For wheat and barley farmers, Sereda is concerned about wireworm and that alternatives do not exist to treat this invasive pest. “From a cereals perspective, lindane was an effective product available for the eradication of wireworm but was cancelled in 2004. Since then, there has been an anecdotal increase in wireworm, because neonics do not eradicate it. They’re a suppressant and only work to allow the plant to emerge but will not reduce the prevalence of wireworm,” she said.
Both she and Rosaasen agree that the PMRA needs to change the process it uses to engage with stakeholders, including the creation of a draft assessment prior to a publicly proposed decision to avoid alarmist language in the public domain. As well, they’re advocates of the PMRA expanding its mandate. Aside from evaluating environmental risks, they believe it should consider economic impacts to farmers and the economy, if and when chemistries are no longer available to Canadian farmers despite remaining in use in other countries.
Today, Alberta has surpassed Saskatchewan as the No. 1 producer and exporter of Canadian yellow peas. The increase in production has raised red flags about increasing pest prevalence, specifically the pea leaf weevil. Pulse farmers now have two suppression options: thiamethoxam and imidacloprid. If these active ingredients become unavailable, there will be no accessible products to suppress or control the weevil. There is also no product now available to farmers that is 100 per cent effective against the pest.

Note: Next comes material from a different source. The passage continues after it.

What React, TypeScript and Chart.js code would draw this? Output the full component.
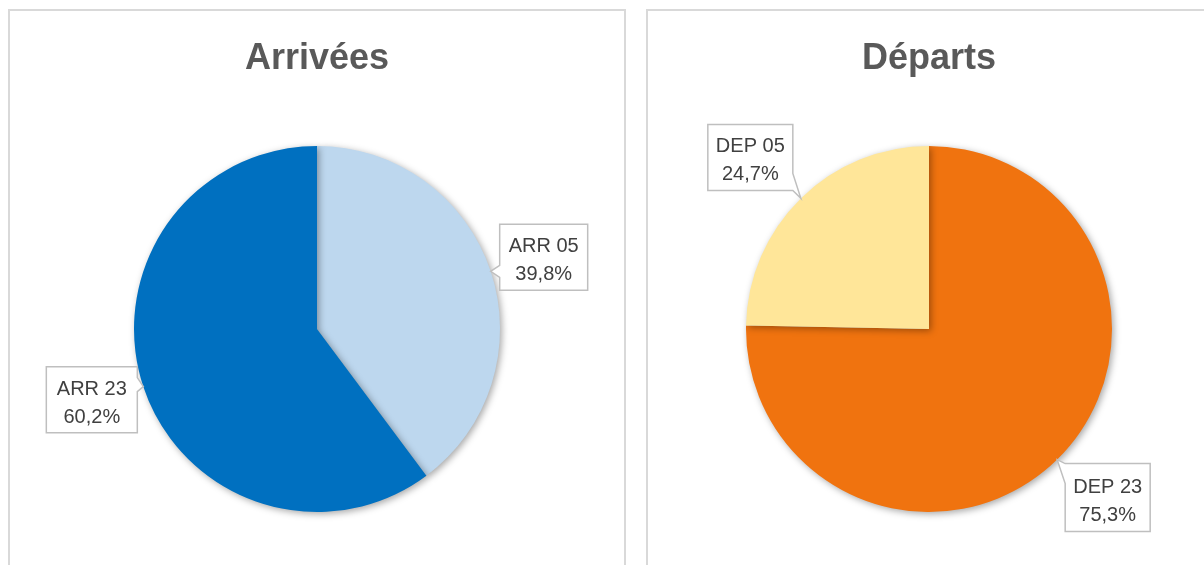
import React, { useEffect, useRef } from "react";
import { Chart, registerables } from "chart.js";

Chart.register(...registerables);

// ---- data ----
const arrTitle = "Arrivées";
const arrLabels = ["ARR 05", "ARR 23"];
const arrValues = [39.8, 60.2];
const arrColors = ["#BDD7EE", "#0070C0"];

const depTitle = "Départs";
const depLabels = ["DEP 23", "DEP 05"];
const depValues = [75.3, 24.7];
const depColors = ["#F0730F", "#FFE699"];

// ---- callout layout (box offset from the leader tip, box size, wedge side) ----
type Callout = { dx: number; dy: number; w: number; h: number; side: "left" | "right"; b1: number; b2: number };
const arrCallouts: Callout[] = [
  { dx: 9, dy: -47, w: 88, h: 66, side: "left", b1: 41, b2: 53 },
  { dx: -97, dy: -20, w: 91, h: 66, side: "right", b1: 11, b2: 25 },
];
const depCallouts: Callout[] = [
  { dx: 8, dy: 4, w: 85, h: 68, side: "left", b1: 0, b2: 20 },
  { dx: -93, dy: -74, w: 85, h: 66, side: "right", b1: 49, b2: 66 },
];

const FONT = '"Liberation Sans", Arial, sans-serif';

function fmt(v: number) {
  return v.toFixed(1).replace(".", ",") + "%";
}

function drawCallout(ctx: CanvasRenderingContext2D, l: number, t: number, c: Callout, tx: number, ty: number) {
  const r = l + c.w;
  const b = t + c.h;
  ctx.beginPath();
  ctx.moveTo(l, t);
  ctx.lineTo(r, t);
  if (c.side === "right") {
    ctx.lineTo(r, t + c.b1);
    ctx.lineTo(tx, ty);
    ctx.lineTo(r, t + c.b2);
  }
  ctx.lineTo(r, b);
  ctx.lineTo(l, b);
  if (c.side === "left") {
    ctx.lineTo(l, t + c.b2);
    ctx.lineTo(tx, ty);
    ctx.lineTo(l, t + c.b1);
  }
  ctx.closePath();
  ctx.fillStyle = "#ffffff";
  ctx.fill();
  ctx.lineWidth = 1.5;
  ctx.strokeStyle = "#bfbfbf";
  ctx.stroke();
}

function makePlugin(title: string, callouts: Callout[]) {
  return {
    id: "pieDecor",
    beforeDatasetsDraw(chart: any) {
      const ctx = chart.ctx;
      ctx.save();
      ctx.shadowColor = "rgba(0,0,0,0.35)";
      ctx.shadowBlur = 7;
      ctx.shadowOffsetX = 2;
      ctx.shadowOffsetY = 2;
    },
    afterDatasetsDraw(chart: any) {
      const ctx: CanvasRenderingContext2D = chart.ctx;
      ctx.restore();
      const meta = chart.getDatasetMeta(0);
      const data = chart.data.datasets[0].data as number[];
      const labels = chart.data.labels as string[];
      meta.data.forEach((arc: any, i: number) => {
        const p = arc.getProps(["x", "y", "startAngle", "endAngle", "outerRadius"], true);
        const mid = (p.startAngle + p.endAngle) / 2;
        const tx = p.x + Math.cos(mid) * p.outerRadius;
        const ty = p.y + Math.sin(mid) * p.outerRadius;
        const c = callouts[i];
        const l = tx + c.dx;
        const t = ty + c.dy;
        ctx.save();
        drawCallout(ctx, l, t, c, tx, ty);
        ctx.fillStyle = "#404040";
        ctx.font = `20px ${FONT}`;
        ctx.textAlign = "center";
        ctx.textBaseline = "alphabetic";
        const cx = l + c.w / 2;
        const off = (c.h - 66) / 2;
        ctx.fillText(labels[i], cx, t + 28 + off);
        ctx.fillText(fmt(data[i]), cx, t + 56 + off);
        ctx.restore();
      });
      // title
      const ca = chart.chartArea;
      ctx.save();
      ctx.fillStyle = "#595959";
      ctx.font = `bold 36px ${FONT}`;
      ctx.textAlign = "center";
      ctx.textBaseline = "alphabetic";
      ctx.fillText(title, (ca.left + ca.right) / 2, 58);
      ctx.restore();
    },
  };
}

type PieProps = {
  title: string;
  labels: string[];
  values: number[];
  colors: string[];
  callouts: Callout[];
  left: number;
  width: number;
  padding: { left: number; right: number; top: number; bottom: number };
};

function PieChart({ title, labels, values, colors, callouts, left, width, padding }: PieProps) {
  const ref = useRef<HTMLCanvasElement>(null);
  useEffect(() => {
    const chart = new Chart(ref.current as HTMLCanvasElement, {
      type: "pie",
      data: {
        labels,
        datasets: [{ data: values, backgroundColor: colors, borderWidth: 0, hoverOffset: 0 }],
      },
      options: {
        responsive: false,
        animation: false,
        events: [],
        layout: { padding },
        plugins: {
          legend: { display: false },
          tooltip: { enabled: false },
          title: { display: false },
        },
      },
      plugins: [makePlugin(title, callouts)],
    });
    return () => chart.destroy();
  }, []);
  return (
    <canvas
      ref={ref}
      width={width}
      height={554}
      style={{ position: "absolute", left, top: 11, width, height: 554 }}
    />
  );
}

export default function App() {
  return (
    <div style={{ position: "absolute", left: 0, top: 0, width: 1204, height: 565, overflow: "hidden", background: "#fff" }}>
      <div style={{ position: "absolute", left: 8, top: 9, width: 618, height: 600, border: "2px solid #d9d9d9", boxSizing: "border-box" }} />
      <div style={{ position: "absolute", left: 646, top: 9, width: 600, height: 600, border: "2px solid #d9d9d9", boxSizing: "border-box" }} />
      <PieChart
        title={arrTitle}
        labels={arrLabels}
        values={arrValues}
        colors={arrColors}
        callouts={arrCallouts}
        left={10}
        width={614}
        padding={{ left: 124, right: 124, top: 135, bottom: 53 }}
      />
      <PieChart
        title={depTitle}
        labels={depLabels}
        values={depValues}
        colors={depColors}
        callouts={depCallouts}
        left={648}
        width={556}
        padding={{ left: 98, right: 92, top: 135, bottom: 53 }}
      />
    </div>
  );
}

“The lifecycle of pea leaf weevil is such that by the time you notice any notching in your plants, the adult weevil has laid an egg at the surface of the soil. Once the egg has hatched, the larvae begin chewing away on the nodules of pea plants,” said Rosaasen.
What makes pea leaf weevil that much harder to control is they can fly in from adjacent fields and continue multiple life cycles during a growing season. Rosaasen describes foliar spraying for weevil as “revenge killing” that would accomplish nothing and certainly not control adult populations. To salvage a pea crop, it must become attractive enough for farmers to apply a nitrogen rescue.

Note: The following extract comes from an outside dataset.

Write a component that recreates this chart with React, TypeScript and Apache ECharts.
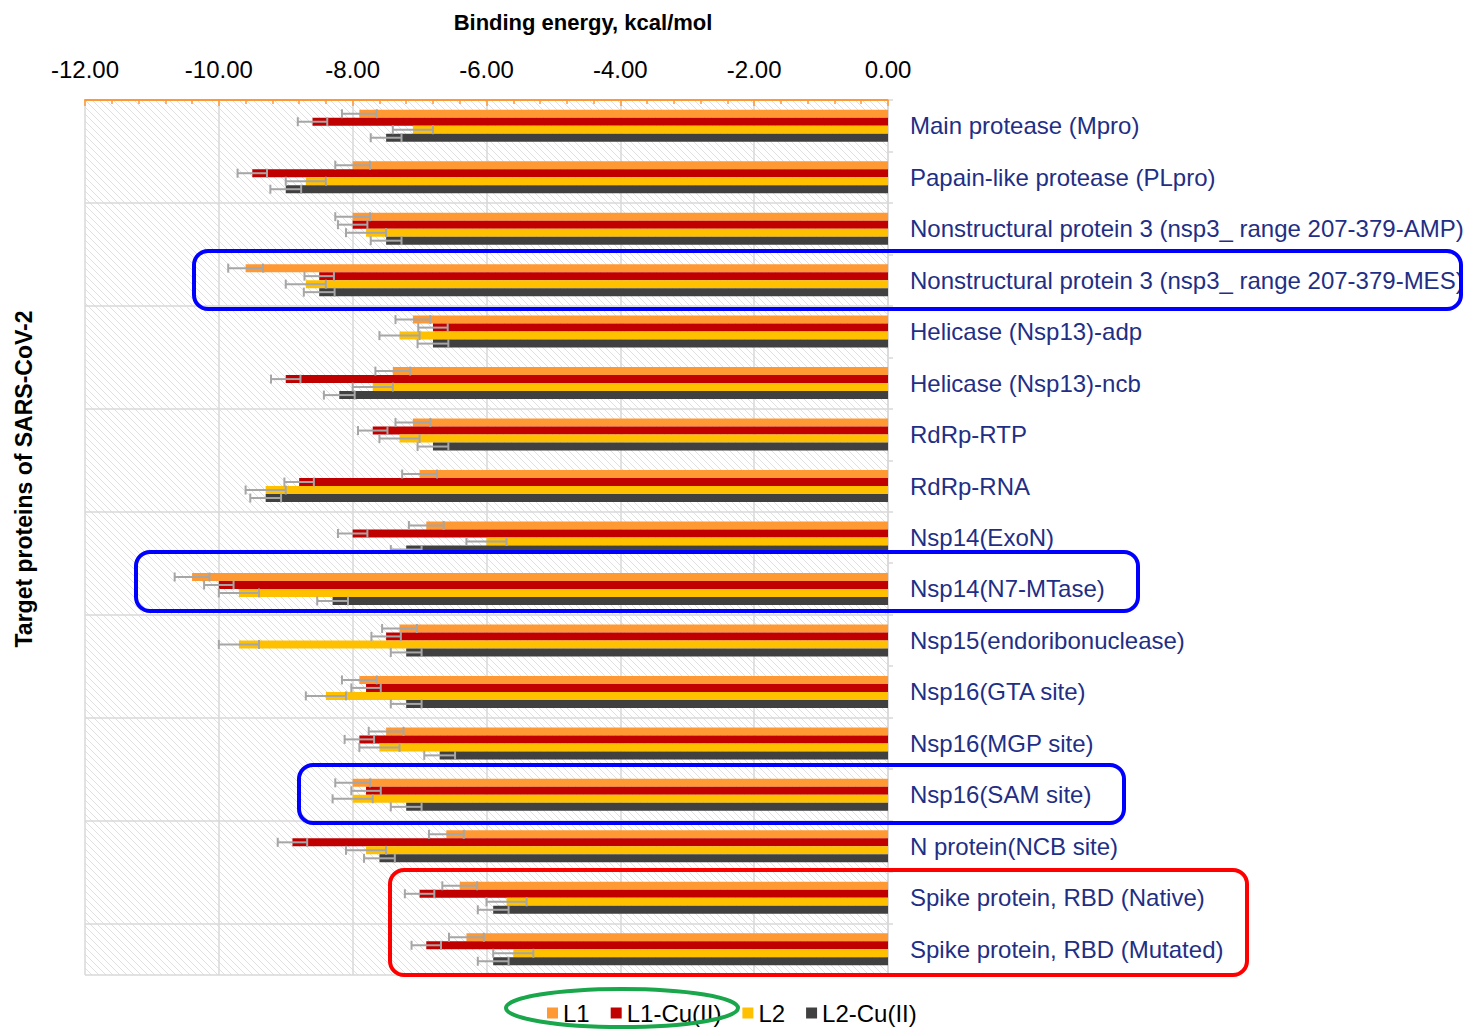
import React, { useEffect, useRef } from "react";
import * as echarts from "echarts";

const categories = [
  "Main protease (Mpro)",
  "Papain-like protease (PLpro)",
  "Nonstructural protein 3 (nsp3_ range 207-379-AMP)",
  "Nonstructural protein 3 (nsp3_ range 207-379-MES)",
  "Helicase (Nsp13)-adp",
  "Helicase (Nsp13)-ncb",
  "RdRp-RTP",
  "RdRp-RNA",
  "Nsp14(ExoN)",
  "Nsp14(N7-MTase)",
  "Nsp15(endoribonuclease)",
  "Nsp16(GTA site)",
  "Nsp16(MGP site)",
  "Nsp16(SAM site)",
  "N protein(NCB site)",
  "Spike protein, RBD (Native)",
  "Spike protein, RBD (Mutated)",
];

const seriesNames = ["L1", "L1-Cu(II)", "L2", "L2-Cu(II)"];

const L1 = [-7.9, -8.0, -8.0, -9.6, -7.1, -7.4, -7.1, -7.0, -6.9, -10.4, -7.3, -7.9, -7.5, -8.0, -6.6, -6.4, -6.3];
const L1Cu = [-8.6, -9.5, -8.0, -8.5, -6.8, -9.0, -7.7, -8.8, -8.0, -10.0, -7.5, -7.8, -7.9, -7.8, -8.9, -7.0, -6.9];
const L2 = [-7.1, -8.7, -7.8, -8.7, -7.3, -7.7, -7.3, -9.3, -6.0, -9.7, -9.7, -8.4, -7.6, -8.0, -7.8, -5.7, -5.6];
const L2Cu = [-7.5, -9.0, -7.5, -8.5, -6.8, -8.2, -6.8, -9.3, -7.2, -8.3, -7.2, -7.2, -6.7, -7.2, -7.6, -5.9, -5.9];

const errL1 = [0.26, 0.26, 0.26, 0.26, 0.26, 0.26, 0.26, 0.26, 0.26, 0.26, 0.26, 0.26, 0.26, 0.26, 0.26, 0.26, 0.26];
const errL1Cu = [0.22, 0.22, 0.22, 0.22, 0.22, 0.22, 0.22, 0.22, 0.22, 0.22, 0.22, 0.22, 0.22, 0.22, 0.22, 0.22, 0.22];
const errL2 = [0.3, 0.3, 0.3, 0.3, 0.3, 0.3, 0.3, 0.3, 0.3, 0.3, 0.3, 0.3, 0.3, 0.3, 0.3, 0.3, 0.3];
const errL2Cu = [0.23, 0.23, 0.23, 0.23, 0.23, 0.23, 0.23, 0.23, 0.23, 0.23, 0.23, 0.23, 0.23, 0.23, 0.23, 0.23, 0.23];

const xTicks = { min: -12, max: 0, interval: 2 };

const FONT = "'Liberation Sans', Arial, sans-serif";
const COLORS = ["#FF9933", "#C00000", "#FFC000", "#404040"];
const BAR_W = 8;

const PLOT = { left: 85, right: 888, top: 100, bottom: 975 };

function buildHatch() {
  const els: any[] = [];
  const { left: x0, right: x1, top: y0, bottom: y1 } = PLOT;
  const step = 7;
  for (let c = x0 - y1; c <= x1 - y0; c += step) {
    const ya = Math.max(y0, x0 - c);
    const yb = Math.min(y1, x1 - c);
    if (yb - ya < 0.5) continue;
    els.push({
      type: "line",
      silent: true,
      z: -10,
      shape: { x1: ya + c, y1: ya, x2: yb + c, y2: yb },
      style: { stroke: "#E0E0E0", lineWidth: 1 },
    });
  }
  return els;
}

function errSeries(idx: number, values: number[], errs: number[]) {
  return {
    type: "custom",
    name: "err-" + seriesNames[idx],
    z: 5,
    silent: true,
    encode: { x: 1, y: 0 },
    data: values.map((v, i) => [i, v, errs[i]]),
    renderItem: (params: any, api: any) => {
      const cat = api.value(0);
      const v = api.value(1);
      const e = api.value(2);
      const c = api.coord([v, cat]);
      const y = c[1] + (idx - 1.5) * BAR_W;
      const xl = api.coord([v - e, cat])[0];
      const xr = api.coord([v + e, cat])[0];
      const st = { stroke: "#A6A6A6", lineWidth: 2 };
      const h = 4.5;
      return {
        type: "group",
        children: [
          { type: "line", shape: { x1: xl, y1: y, x2: xr, y2: y }, style: st },
          { type: "line", shape: { x1: xl, y1: y - h, x2: xl, y2: y + h }, style: st },
          { type: "line", shape: { x1: xr, y1: y - h, x2: xr, y2: y + h }, style: st },
        ],
      };
    },
  };
}

function roundRect(x: number, y: number, w: number, h: number, color: string) {
  return {
    type: "rect",
    z: 100,
    silent: true,
    shape: { x, y, width: w, height: h, r: 14 },
    style: { fill: "none", stroke: color, lineWidth: 4 },
  };
}

export default function App() {
  const ref = useRef<HTMLDivElement>(null);
  useEffect(() => {
    if (!ref.current) return;
    const chart = echarts.init(ref.current, null, { renderer: "svg" });
    const barData = [L1, L1Cu, L2, L2Cu];
    const errData = [errL1, errL1Cu, errL2, errL2Cu];
    const option: any = {
      animation: false,
      backgroundColor: "#ffffff",
      textStyle: { fontFamily: FONT },
      grid: {
        left: PLOT.left,
        right: 1464 - PLOT.right,
        top: PLOT.top,
        bottom: 1030 - PLOT.bottom,
        containLabel: false,
        outerBoundsMode: "none",
      },
      xAxis: {
        type: "value",
        position: "top",
        min: xTicks.min,
        max: xTicks.max,
        interval: xTicks.interval,
        axisLine: { show: true, onZero: false, lineStyle: { color: "#FF9933", width: 2 } },
        axisTick: { show: true, inside: true, length: 6, lineStyle: { color: "#FF9933", width: 1.5 } },
        minorTick: { show: true, splitNumber: 5, length: 4, lineStyle: { color: "#FF9933", width: 1.5 } },
        axisLabel: {
          formatter: (v: number) => v.toFixed(2),
          fontSize: 24,
          color: "#000000",
          margin: 19,
          fontFamily: FONT,
        },
        splitLine: { show: true, lineStyle: { color: "#D9D9D9", width: 1.5 } },
      },
      yAxis: {
        type: "category",
        data: categories,
        inverse: true,
        position: "right",
        axisLine: { show: true, onZero: false, lineStyle: { color: "#D9D9D9", width: 1.5 } },
        axisTick: { show: true, length: 5, lineStyle: { color: "#D9D9D9", width: 1.5 } },
        axisLabel: { fontSize: 24, color: "#1F2F85", margin: 22, fontFamily: FONT },
        splitLine: { show: true, interval: 1, lineStyle: { color: "#D9D9D9", width: 1.5 } },
      },
      legend: {
        data: seriesNames,
        left: 547,
        top: 1001,
        padding: 0,
        itemWidth: 11,
        itemHeight: 11,
        itemGap: 21,
        icon: "rect",
        textStyle: { fontSize: 24, color: "#000000", fontFamily: FONT },
      },
      series: [
        ...barData.map((d, i) => ({
          type: "bar",
          name: seriesNames[i],
          data: d,
          barWidth: BAR_W,
          barGap: "0%",
          itemStyle: { color: COLORS[i] },
          z: 2,
        })),
        ...barData.map((d, i) => errSeries(i, d, errData[i])),
      ],
      graphic: [
        { type: "group", silent: true, z: -10, children: buildHatch() },
        {
          type: "text",
          x: 583,
          y: 22,
          style: {
            text: "Binding energy, kcal/mol",
            fontSize: 22,
            fontWeight: "bold",
            fontFamily: FONT,
            fill: "#000000",
            align: "center",
            verticalAlign: "middle",
          },
        },
        {
          type: "text",
          x: 24,
          y: 479,
          rotation: Math.PI / 2,
          style: {
            text: "Target proteins of SARS-CoV-2",
            fontSize: 23,
            fontWeight: "bold",
            fontFamily: FONT,
            fill: "#000000",
            align: "center",
            verticalAlign: "middle",
          },
        },
        roundRect(194, 251, 1267, 58, "#0000FF"),
        roundRect(136, 552, 1002, 59, "#0000FF"),
        roundRect(299, 765, 825, 58, "#0000FF"),
        roundRect(390, 870, 857, 105, "#FF0000"),
        {
          type: "ellipse",
          z: 100,
          silent: true,
          shape: { cx: 622, cy: 1008, rx: 116, ry: 19 },
          style: { fill: "none", stroke: "#1AA64A", lineWidth: 4 },
        },
      ],
    };
    chart.setOption(option);
    return () => chart.dispose();
  }, []);
  return (
    <div
      ref={ref}
      style={{ position: "fixed", left: 0, top: 0, width: 1464, height: 1030, background: "#fff" }}
    />
  );
}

“To finish a 50-bushel pea crop, peas will need 150 pounds of actual nitrogen, which basically negates our pulse advantage,” he said. Losing not only a pulse advantage, but also a general agronomic advantage, is what these neonics in question continue to represent for western Canadian farmers.

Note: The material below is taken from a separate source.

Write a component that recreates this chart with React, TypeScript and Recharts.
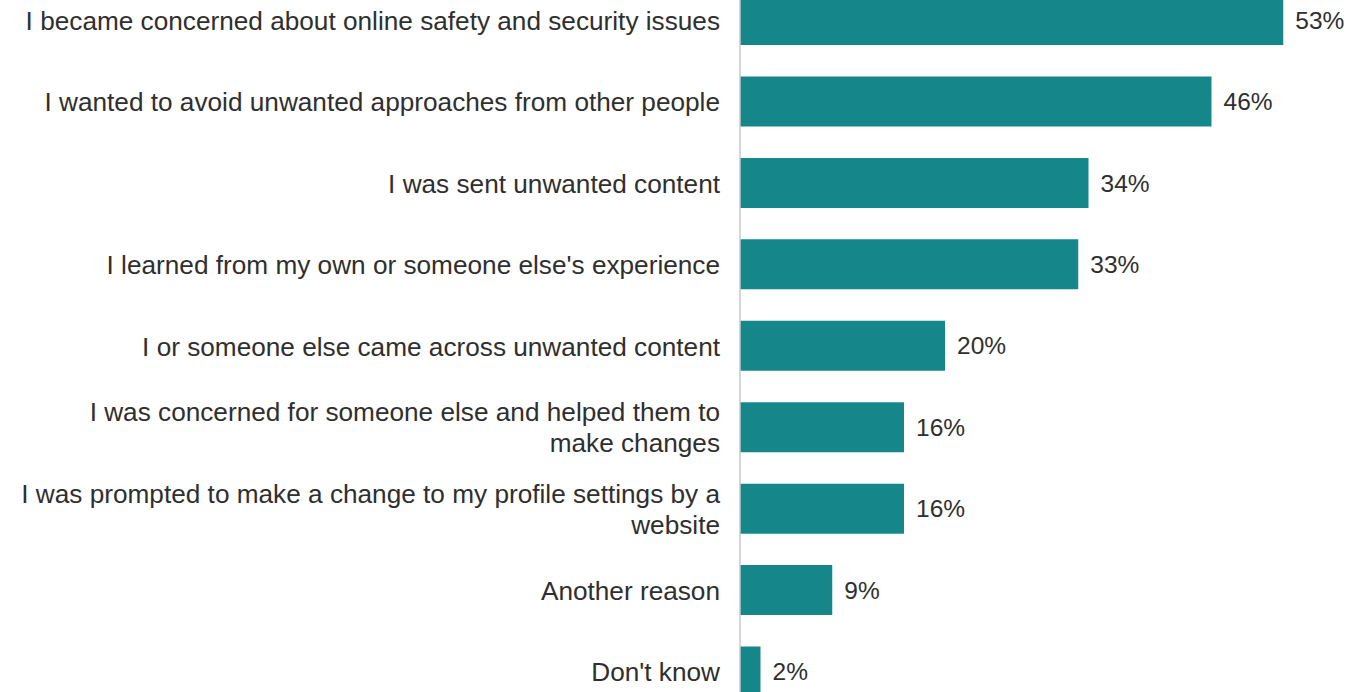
import { BarChart, Bar, XAxis, YAxis, LabelList } from 'recharts';

const categories = [
  'I became concerned about online safety and security issues',
  'I wanted to avoid unwanted approaches from other people',
  'I was sent unwanted content',
  "I learned from my own or someone else's experience",
  'I or someone else came across unwanted content',
  'I was concerned for someone else and helped them to\nmake changes',
  'I was prompted to make a change to my profile settings by a\nwebsite',
  'Another reason',
  "Don't know",
];

const values = [53, 46, 34, 33, 20, 16, 16, 9, 2];

const data = categories.map((label, i) => ({ label, value: values[i] }));

const TEXT = '#2f2f2f';
const FONT = '"Liberation Sans", Arial, sans-serif';

// multi-line category labels, right aligned against the axis
function CategoryTick({ x, y, payload }: any) {
  const lines = String(payload.value).split('\n');
  const lineHeight = 31;
  const start = -((lines.length - 1) * lineHeight) / 2 + 10;
  return (
    <text x={x} y={y} textAnchor="end" fill={TEXT} fontSize={26.2} fontFamily={FONT}>
      {lines.map((line, i) => (
        <tspan key={i} x={x} y={y + start + i * lineHeight}>
          {line}
        </tspan>
      ))}
    </text>
  );
}

export default function App() {
  return (
    <div style={{ position: 'fixed', top: 0, left: 0, width: 1371, height: 692, overflow: 'hidden', background: '#fff' }}>
      <div style={{ position: 'absolute', top: -21.5, left: 0 }}>
        <BarChart
          layout="vertical"
          width={1371}
          height={733}
          data={data}
          margin={{ top: 0, right: 16, left: 0, bottom: 0 }}
        >
          <XAxis type="number" domain={[0, 60]} hide />
          <YAxis
            type="category"
            dataKey="label"
            width={740}
            axisLine={{ stroke: '#c9c9c9', strokeWidth: 1.5 }}
            tickLine={false}
            tickSize={0}
            tickMargin={20}
            tick={<CategoryTick />}
            interval={0}
          />
          <Bar dataKey="value" fill="#15878A" barSize={50} isAnimationActive={false}>
            <LabelList
              dataKey="value"
              position="right"
              offset={12}
              fill={TEXT}
              fontSize={24.5}
              fontFamily={FONT}
              formatter={(v: any) => `${v}%`}
            />
          </Bar>
        </BarChart>
      </div>
    </div>
  );
}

Despite reservations over research methods and chronic endpoints at the PMRA, both Sereda and Rosaasen side with Petelle and are eager to continue to collaborate to reform the PMRA’s decision-making process.
“One glimmer of hope is that we are having dialogue with the PMRA. They have committed and acknowledged that the re-evaluation process needs to change. We’re engaging with them on that process. My expectation is that we’ll have a better outcome on that program in the future. The next cycle of re-evaluation—we’re hopeful and optimistic that the process will be improved, with less surprises with negative impacts for ag,” said Petelle.
For a chemical company to bring a new active ingredient to Canadian farmers, it costs more than $300 million and takes anywhere from eight to 11 years. If the three active ingredients in question vanish, conventional farmers should hope that new research has already begun so they may have new options to protect their crops. Hiccup.